Decade of Healthy Ageing In The Americas.

As we near the close of 2025, it is also the half way mark of the UN Decade of Healthy Ageing (2021-2030); but some days to me it seems like a stretched out decade. For at this point I reflect on my attendance at the 2018 International Federation on Ageing (IFA) conference in Toronto when the title was – Towards a Decade of Healthy Ageing, From Evidence to Action. From that, the subsequent narrative of the actual UN Decade encompasses similar action areas.

The UN Decade places older people at the centre with a focus on four areas: changing how we think, feel, and act towards ageing, cultivating age-friendly environments, creating integrated and responsive health care systems and services, and ensuring access to long-term care for those people who need it. However, reading the phrase healthy ageing alone, more broadly, if we hope that everyone should have good health, it is really about all generations on their ageing journey.

Participating in events and conversations around this Decade of Healthy Ageing, as I have for some time now with professionals in a range of practice areas of health and the interconnected social issues within the field of ageing and longevity, it has been enlightening while at the same time alarming. There is so much breadth to this subject across diverse regions in the world, where multiple poor health environments and/or inequities in health systems exist.

It is this global perspective that should serve us well as we navigate through this globally while we consider healthy ageing in the local or regional context where we each live; in my case it’s Ontario, Canada. Though we may not see it, we are part of The Americas which also includes countries from the Caribbean, South America and North America. It was about a year or so ago that this registered while on a virtual session with Pan American Health Organization (PAHO). 

 

The PAHO is the Regional Office for the Americas of the World Health Organization (WHO), the specialized health agency of the United Nations.
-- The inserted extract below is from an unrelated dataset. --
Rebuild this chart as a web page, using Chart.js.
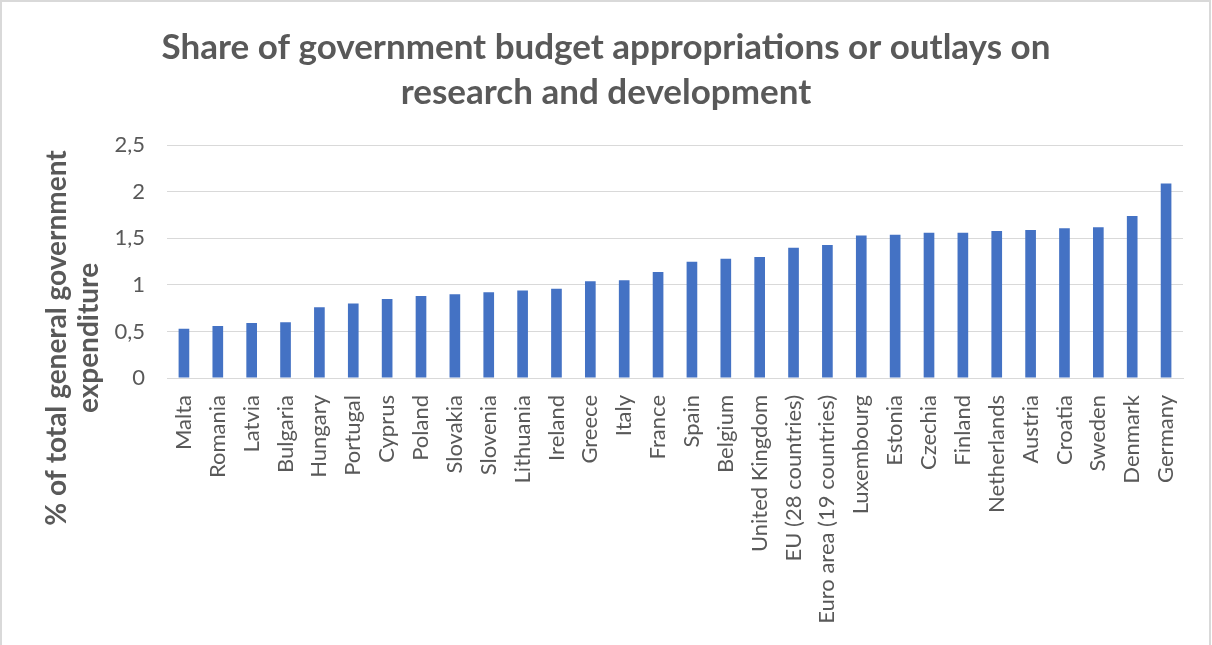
<!DOCTYPE html>
<html>
<head>
<meta charset="utf-8">
<script src="https://cdn.jsdelivr.net/npm/chart.js@4/dist/chart.umd.min.js"></script>
<style>
  body { margin: 0; background: #fff; }
  #wrap { width: 1212px; height: 645px; position: relative; }
</style>
</head>
<body>
<div id="wrap"><canvas id="myChart" width="1212" height="645"></canvas></div>
<script>
const countries = [
  "Malta", "Romania", "Latvia", "Bulgaria", "Hungary", "Portugal", "Cyprus",
  "Poland", "Slovakia", "Slovenia", "Lithuania", "Ireland", "Greece", "Italy",
  "France", "Spain", "Belgium", "United Kingdom", "EU (28 countries)",
  "Euro area (19 countries)", "Luxembourg", "Estonia", "Czechia", "Finland",
  "Netherlands", "Austria", "Croatia", "Sweden", "Denmark", "Germany",
];
const shares = [
  0.53, 0.56, 0.59, 0.6, 0.76, 0.8, 0.85, 0.88, 0.9, 0.92, 0.94, 0.96, 1.04,
  1.05, 1.14, 1.25, 1.28, 1.3, 1.4, 1.43, 1.53, 1.54, 1.56, 1.56, 1.58, 1.59,
  1.61, 1.62, 1.74, 2.09,
];
const yTicks = [0, 0.5, 1, 1.5, 2, 2.5];
const chartTitle = [
  "Share of government budget appropriations or outlays on",
  "research and development",
];
const yTitle = ["% of total general government", "expenditure"];

const textColor = "#595959";
const fontName = "Lato, 'Open Sans', sans-serif";

// frame round the chart + rotated y title centred on the whole height
const extras = {
  id: "extras",
  afterDraw(chart) {
    const c = chart.ctx;
    c.save();
    c.strokeStyle = "#d9d9d9";
    c.lineWidth = 2;
    c.strokeRect(1, 1, 1209, 660);
    c.fillStyle = textColor;
    c.font = "bold 28px " + fontName;
    c.textAlign = "center";
    c.textBaseline = "middle";
    c.translate(0, 338);
    c.rotate(-Math.PI / 2);
    c.fillText(yTitle[0], 0, 57);
    c.fillText(yTitle[1], 0, 89);
    c.restore();
  },
};

const ctx = document.getElementById("myChart").getContext("2d");
const myChart = new Chart(ctx, {
  type: "bar",
  data: {
    labels: countries,
    datasets: [
      {
        data: shares,
        backgroundColor: "#4472c4",
        barPercentage: 0.315,
        categoryPercentage: 1,
      },
    ],
  },
  options: {
    responsive: false,
    animation: false,
    layout: { padding: { left: 29, right: 29, top: 0, bottom: 0 } },
    plugins: {
      legend: { display: false },
      tooltip: { enabled: false },
      title: {
        display: true,
        text: chartTitle,
        color: textColor,
        font: { family: fontName, size: 35, weight: "bold", lineHeight: 1.29 },
        padding: { top: 25, bottom: 30 },
      },
    },
    scales: {
      x: {
        grid: { display: false, drawTicks: false },
        border: { color: "#d9d9d9", width: 1 },
        ticks: {
          color: textColor,
          font: { family: fontName, size: 22 },
          minRotation: 90,
          maxRotation: 90,
          autoSkip: false,
          padding: 17,
        },
        afterFit(scale) {
          scale.height = 267;
        },
      },
      y: {
        min: 0,
        max: 2.5,
        afterBuildTicks(scale) {
          scale.ticks = yTicks.map((v) => ({ value: v }));
        },
        grid: { color: "#d9d9d9", lineWidth: 1, drawTicks: false },
        border: { display: false },
        ticks: {
          color: textColor,
          font: { family: fontName, size: 22 },
          padding: 22,
          callback: (v) => String(v).replace(".", ","),
        },
        afterFit(scale) {
          scale.width = 138;
        },
      },
    },
  },
  plugins: [extras],
});
</script>
</body>
</html>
On the PAHO web page for the UN Decade, the initiative is well presented and content rich. It showcases the narrative as The Decades of the Americas and strongly represents the voices of other countries outside the daily diet of North American dialogue we are typically exposed to here.

Since subscribing to the PAHO newsletter in 2024, I receive updates as to what is happening in the southern regions of The Americas. For example this month from Latin America, I was surprised that given the desperate news about Haiti we hear about, the country did celebrate the International Day of Older Persons on October 1st.

According to the PAHO news item, on that day activities included free screenings for hypertension, diabetes, and vision disorders, ophthalmological consultations and dialogue and advocacy to promote inclusion, rights, and dignity of older persons in health policies. In addition I learned that while comparatively small to Canada, about 8 percent of the Haitian population is over the age of 60 years and this share is expected to triple in the coming decades.

On the PAHO website is a series titled The Decade of Healthy Aging in the Americas: situation and challenges and it is here that you will find a wealth of knowledge which, broken into four parts, makes this a great resource for study and stimulation of thought to appreciate how what happens in one area of the Americas relates to another and what we can learn from it. One report that I read was The Sociodemographic and Economic Context of Aging in Latin America.

This 2023 statistical report speaks to the reality of older people’s lives in many aspects including living arrangements and roles at home, literacy, poverty and access to clean water and sanitation. Given the overall impact of climate change and food insecurity, it was worth the stop to think for instance about safe water access for older people, something we sometimes take for granted where I reside in a built up urban area in Ontario. Here’s a brief extract:

“Access to safe drinking water measured at the national level reveals asymmetries between urban and rural areas. In cities, almost all older people have access to drinking water in their homes, but the percentage in rural areas is much lower, particularly in Colombia where nearly half of older people do not have drinking water in the home… Furthermore, these are the people most likely to use non-potable water, which may directly expose them to a higher risk of health problems.”

In the report Conclusions, a line is drawn to the UN Decade of Healthy Ageing and the 2030 Sustainable Development Goals, stating “the future demographic situation of Latin America and the Caribbean offers opportunities, but also challenges related to fighting inequality… Latin America has unique characteristics and since this action plan is global it does not always directly mention the areas where demographic transformations will have the greatest impact.”

So again, at this half way mark of the UN Decade of Healthy Ageing (2021-2030) it is important to share these global reflections and make way for introducing the initiative in daily conversations, for I must say, outside my professional network of people close to the subject areas mentioned above, whenever I mention the UN Decade initiative to friends, neighbours or strangers, it is not on the radar in everyday coffee shop talk. Mind you, barely a day goes by when the subject of one’s health and health care isn’t far behind the coffee talk about the cost of living.